** Do this **
Transcribe every line from the top down to the line with "import plotly.graph_objects as go", both ends included, but not the pictures.

** BEGIN Data shown **

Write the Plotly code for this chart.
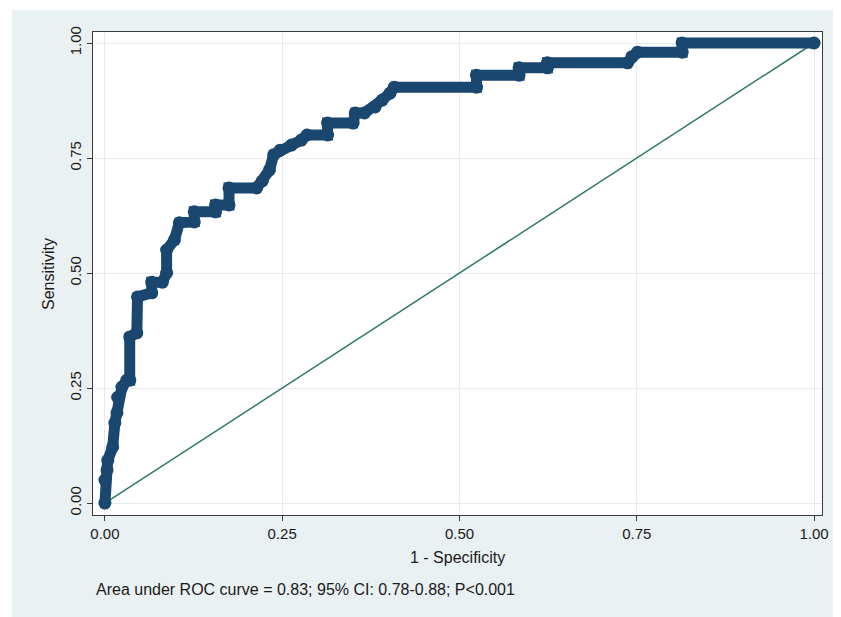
import plotly.graph_objects as go

# ROC curve vertices (1 - specificity, sensitivity)
fpr = [0.000, 0.000, 0.003, 0.004, 0.011, 0.014, 0.017, 0.018, 0.024, 0.031,
       0.035, 0.035, 0.045, 0.046, 0.066, 0.066, 0.081, 0.087, 0.087, 0.098,
       0.105, 0.126, 0.126, 0.156, 0.156, 0.175, 0.175, 0.214, 0.222, 0.232,
       0.238, 0.247, 0.263, 0.277, 0.285, 0.314, 0.314, 0.350, 0.353, 0.366,
       0.381, 0.391, 0.402, 0.408, 0.524, 0.524, 0.584, 0.584, 0.624, 0.624,
       0.737, 0.743, 0.751, 0.814, 0.814, 1.000]
tpr = [0.000, 0.050, 0.072, 0.093, 0.122, 0.174, 0.196, 0.230, 0.252, 0.267,
       0.267, 0.361, 0.370, 0.448, 0.457, 0.480, 0.480, 0.500, 0.550, 0.572,
       0.609, 0.611, 0.633, 0.633, 0.648, 0.648, 0.685, 0.685, 0.700, 0.724,
       0.757, 0.767, 0.778, 0.789, 0.800, 0.800, 0.826, 0.826, 0.848, 0.848,
       0.861, 0.876, 0.891, 0.904, 0.904, 0.930, 0.930, 0.946, 0.946, 0.957,
       0.957, 0.970, 0.980, 0.980, 1.000, 1.000]

ref_x = [0, 1]
ref_y = [0, 1]

tick_vals = [0, 0.25, 0.5, 0.75, 1.0]
tick_text = ["0.00", "0.25", "0.50", "0.75", "1.00"]

x_title = "1 - Specificity"
y_title = "Sensitivity"
note = "Area under ROC curve = 0.83; 95% CI: 0.78-0.88; P<0.001"

NAVY = "#1a476f"
TEAL = "#2e7a68"
PANEL = "#eaf1f3"
FONT = "Liberation Sans, Arial, Helvetica, sans-serif"
TXT = "#1a1a1a"

fig = go.Figure()
fig.add_trace(go.Scatter(x=ref_x, y=ref_y, mode="lines",
                         line=dict(color=TEAL, width=1.5), hoverinfo="skip"))
fig.add_trace(go.Scatter(x=fpr, y=tpr, mode="lines+markers",
                         line=dict(color=NAVY, width=11),
                         marker=dict(color=NAVY, size=13, line=dict(width=0))))

axis_common = dict(
    tickmode="array", tickvals=tick_vals, ticktext=tick_text,
    showgrid=True, gridcolor="#e4ecf0", gridwidth=1.2, zeroline=False,
    showline=True, linecolor="#3a3a3a", linewidth=1.3, mirror=True,
    ticks="outside", ticklen=5, tickcolor="#3a3a3a", tickwidth=1,
    tickfont=dict(family=FONT, size=15, color=TXT),
)

W, H = 833, 609
fig.update_layout(
    width=W, height=H,
    margin=dict(l=85, r=12, t=24, b=102),
    paper_bgcolor=PANEL, plot_bgcolor="white",
    showlegend=False,
    xaxis=dict(range=[-0.0168, 1.0112], **axis_common),
    yaxis=dict(range=[-0.026, 1.0239], tickangle=-90, **axis_common),
    shapes=[
        # thin white page strips above and left of the grey panel
        dict(type="rect", xref="paper", yref="paper",
             x0=-0.13, x1=1.1, y0=(483 + 24) / 483, y1=(483 + 22) / 483,
             fillcolor="white", line=dict(width=0), layer="below"),
        dict(type="rect", xref="paper", yref="paper",
             x0=-0.13, x1=-82 / 736, y0=-0.3, y1=1.1,
             fillcolor="white", line=dict(width=0), layer="below"),
    ],
    annotations=[
        dict(text=x_title, xref="paper", yref="paper", x=0.5, y=-0.087,
             xanchor="center", yanchor="middle", showarrow=False,
             font=dict(family=FONT, size=16, color=TXT)),
        dict(text=y_title, xref="paper", yref="paper", x=-0.0611, y=0.5,
             xanchor="center", yanchor="middle", showarrow=False, textangle=-90,
             font=dict(family=FONT, size=16, color=TXT)),
        dict(text=note, xref="paper", yref="paper", x=0.002, y=-0.155,
             xanchor="left", yanchor="middle", showarrow=False,
             font=dict(family=FONT, size=16, color=TXT)),
    ],
)

fig.write_html("out.html")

** END Data shown **

** The solution **
Write the Plotly code for this chart.
import plotly.graph_objects as go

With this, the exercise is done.